For mini-batch using dgl.to_block

https://github.com/dglai/WWW20-Hands-on-Tutorial/blob/master/large_graphs/large_graphs.ipynb

This is code snippet in Trainer Class and, applied NeighborSampler (based on dgl.sampling.sample_neighbors)

    
    self.g_all.readonly()
    self.train_eids, self.valid_eids, self.test_eids = self.split_edges(self.g_all)
    self.g_sub_train = self.g_all.edge_subgraph(self.train_eids, preserve_nodes=True)
    self.train_nids_src, self.train_nids_dst = self.g_all.find_edges(self.train_eids)
    self.g_all_hetero = dgl.as_heterograph(self.g_all)
    self.neighbor_sampler = NeighborSampler(g=self.g_all_hetero, num_fanouts=[10, 25])
    
    def _train_epoch(self, epoch):
        self.model.train()

        BATCH_SIZE = 1000
        train_dataloader = torch.utils.data.DataLoader(np.unique(self.train_nids_src.numpy()), batch_size=BATCH_SIZE,
                                                       collate_fn=self.neighbor_sampler.sample, shuffle=True,
                                                       drop_last=False)        

        features = self.model.encoder.weight

        for g_train_blocks in train_dataloader:
            input_nodes = g_train_blocks[0].srcdata[dgl.NID]
            input_features = features[input_nodes]
            output_nodes = g_train_blocks[-1].dstdata[dgl.NID]
            emb = self.model(g=g_train_blocks, features=input_features)

            pos_g, neg_g = edge_sampler(self.g_sub_train, self.model.neg_sample_size, return_false_neg=False)
            pos_score = score_func(pos_g, emb)
            neg_score = score_func(neg_g, emb)
            train_loss = torch.mean(NCE_loss(pos_score, neg_score, self.neg_sample_size))

            self.optimizer.zero_grad()
            train_loss.backward()
            self.optimizer.step()
            torch.cuda.empty_cache()


        val_loss, val_mrr = LPEvaluate(self.model.gconv_model, self.g_all, features, self.valid_eids,
                                       self.model.neg_sample_size)

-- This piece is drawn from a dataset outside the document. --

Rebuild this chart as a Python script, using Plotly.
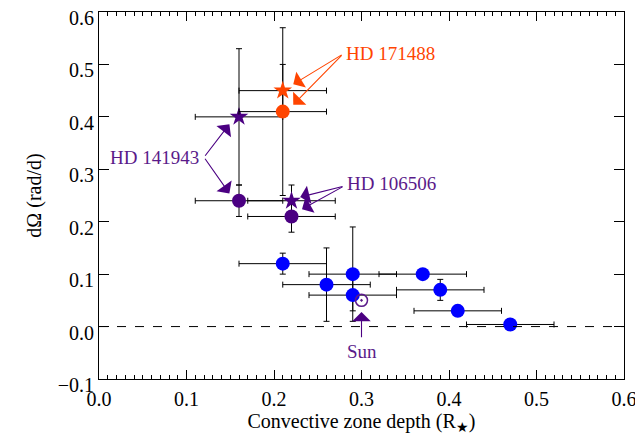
import plotly.graph_objects as go

# ---- data ----
# HD 171488 (orange)
hd171_x = [0.21, 0.21]
hd171_y = [0.45, 0.41]
hd171_xerr = [0.05, 0.05]
hd171_yerr = [0.05, 0.16]
hd171_sym = ["star", "circle"]

# HD 141943 (purple)
hd141_x = [0.16, 0.16]
hd141_y = [0.40, 0.24]
hd141_xerr = [0.05, 0.05]
hd141_yerr = [0.13, 0.03]
hd141_sym = ["star", "circle"]

# HD 106506 (purple)
hd106_x = [0.22, 0.22]
hd106_y = [0.24, 0.21]
hd106_xerr = [0.05, 0.05]
hd106_yerr = [0.03, 0.03]
hd106_sym = ["star", "circle"]

# other stars (blue)
blue_x = [0.21, 0.26, 0.29, 0.29, 0.37, 0.39, 0.41, 0.47]
blue_y = [0.12, 0.08, 0.10, 0.06, 0.10, 0.07, 0.03, 0.004]
blue_xerr = [0.05, 0.05, 0.05, 0.05, 0.05, 0.05, 0.05, 0.05]
blue_yerr = [0.02, 0.07, 0.09, 0.03, 0.005, 0.02, 0.003, 0.006]

# Sun
sun_x = [0.30]
sun_y = [0.05]

x_ticks = [0.0, 0.1, 0.2, 0.3, 0.4, 0.5, 0.6]
y_ticks = [-0.1, 0.0, 0.1, 0.2, 0.3, 0.4, 0.5, 0.6]

ORANGE = "#FF4500"
PURPLE = "#4B0082"
PURPLE_TXT = "#5A1A8A"
BLUE = "#0000FF"
FONT = "Liberation Serif, Times New Roman, serif"

fig = go.Figure()

def add_group(xs, ys, xe, ye, syms, color, sizes):
    fig.add_trace(go.Scatter(
        x=xs, y=ys, mode="markers",
        marker=dict(symbol=syms, color=color, size=sizes, opacity=1, line=dict(width=0)),
        error_x=dict(type="data", array=xe, color="black", thickness=1, width=3),
        error_y=dict(type="data", array=ye, color="black", thickness=1, width=3),
        showlegend=False, hoverinfo="skip"))

add_group(blue_x, blue_y, blue_xerr, blue_yerr, "circle", BLUE, 14)
add_group(hd106_x, hd106_y, hd106_xerr, hd106_yerr, hd106_sym, PURPLE, [14, 14])
add_group(hd141_x, hd141_y, hd141_xerr, hd141_yerr, hd141_sym, PURPLE, [14, 14])
add_group(hd171_x, hd171_y, hd171_xerr, hd171_yerr, hd171_sym, ORANGE, [14, 14])

fig.add_trace(go.Scatter(
    x=sun_x, y=sun_y, mode="markers",
    marker=dict(symbol="circle-open-dot", color=PURPLE_TXT, size=12, opacity=1,
                line=dict(width=1.5, color=PURPLE_TXT)),
    showlegend=False, hoverinfo="skip"))

# zero line
fig.add_shape(type="line", xref="paper", yref="y", x0=0, x1=1, y0=0, y1=0,
              line=dict(color="black", width=1, dash="dash"))

# labels
labels = [
    ("HD 171488", 0.280, 0.52, ORANGE),
    ("HD 141943", 0.0105, 0.323, PURPLE_TXT),
    ("HD 106506", 0.281, 0.272, PURPLE_TXT),
    ("Sun", 0.30, -0.047, PURPLE_TXT),
]
for t, x, y, c in labels:
    fig.add_annotation(x=x, y=y, text=t, showarrow=False,
                       xanchor="center" if t == "Sun" else "left", yanchor="middle",
                       font=dict(family=FONT, size=19, color=c))

arrows = [
    # (tail x, tail y, head x, head y, color)
    (0.279, 0.520, 0.222, 0.462, ORANGE),
    (0.279, 0.520, 0.222, 0.423, ORANGE),
    (0.120, 0.323, 0.149, 0.386, PURPLE),
    (0.120, 0.323, 0.149, 0.254, PURPLE),
    (0.280, 0.268, 0.230, 0.247, PURPLE),
    (0.280, 0.268, 0.232, 0.224, PURPLE),
    (0.300, -0.023, 0.300, 0.028, PURPLE),
]
for ax_, ay_, hx, hy, c in arrows:
    fig.add_annotation(x=hx, y=hy, ax=ax_, ay=ay_, axref="x", ayref="y",
                       xref="x", yref="y", text="", showarrow=True,
                       arrowhead=1, arrowsize=2.8, arrowwidth=1.1,
                       arrowcolor=c, standoff=0, startstandoff=0)

# page body adds an 8px margin, so the figure is sized/offset to compensate
fig.update_layout(
    width=635, height=434,
    margin=dict(l=91, r=19, t=4, b=63, autoexpand=False),
    paper_bgcolor="white", plot_bgcolor="white",
    font=dict(family=FONT, size=20, color="black"),
    xaxis=dict(
        range=[0, 0.6], tickvals=x_ticks, tickformat=".1f", automargin=False,
        ticklabeloverflow="allow", ticklabelstandoff=2,
        ticks="inside", ticklen=9, tickwidth=1, tickcolor="black",
        minor=dict(ticks="inside", ticklen=4, dtick=0.01, tickcolor="black", tickwidth=1),
        showline=True, linecolor="black", linewidth=1, mirror="ticks",
        showgrid=False, zeroline=False,
        title=dict(text="Convective zone depth (R<sub>★</sub>)", font=dict(family=FONT, size=20), standoff=2),
        tickfont=dict(family=FONT, size=20),
    ),
    yaxis=dict(
        range=[-0.1, 0.6], tickvals=y_ticks, tickformat=".1f", automargin=False,
        ticklabeloverflow="allow", ticklabelshift=6,
        ticks="inside", ticklen=10, tickwidth=1, tickcolor="black",
        showline=True, linecolor="black", linewidth=1, mirror="ticks",
        showgrid=False, zeroline=False,
        title=dict(text="dΩ (rad/d)", font=dict(family=FONT, size=20), standoff=10),
        tickfont=dict(family=FONT, size=20),
    ),
)

fig.write_html("out.html")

However, I encountered the problem in edge_sampler (using dgl.contrib.sampling.EdgeSampler) with block graph.

While using blocked_graph for edge sampler, I found dgl.contrib.sampling.EdgeSampler only support dgl.DGLGraph not dgl.HeteroGraph.
So, I used ‘g_sub_train’ graph (as dgl.DGLGraph) having original number of nodes to get pos_g and neg_g. However, as a result, the ‘emb’ calculated from the model (emb = self.model(g=g_train_blocks, features=input_features)) having different dimension (with #output_nodes). Then, should I integrate this ‘emb’ into original features (with original feature dimension)?

Actually, I don’t know well I’m doing in right way to fulfill the task So, please suggest me anything or reference.

BarclayII · July 23, 2020, 5:12am

Seems that you want to do link prediction with neighbor sampling. In this case, you could refer to the GraphSAGE unsupervised learning example:

github.com

dmlc/dgl/blob/master/examples/pytorch/graphsage/train_sampling_unsupervised.py

import dgl
import numpy as np
import torch as th
import torch.nn as nn
import torch.nn.functional as F
import torch.optim as optim
import torch.multiprocessing as mp
from torch.utils.data import DataLoader
import dgl.function as fn
import dgl.nn.pytorch as dglnn
import time
import argparse
from _thread import start_new_thread
from functools import wraps
from dgl.data import RedditDataset
from torch.nn.parallel import DistributedDataParallel
import tqdm
import traceback
import sklearn.linear_model as lm
import sklearn.metrics as skm

This file has been truncated. show original

Please feel free to follow up.

Thanks.

kingmbc · July 23, 2020, 6:52am

Thank you so much!
I’ll try this ^^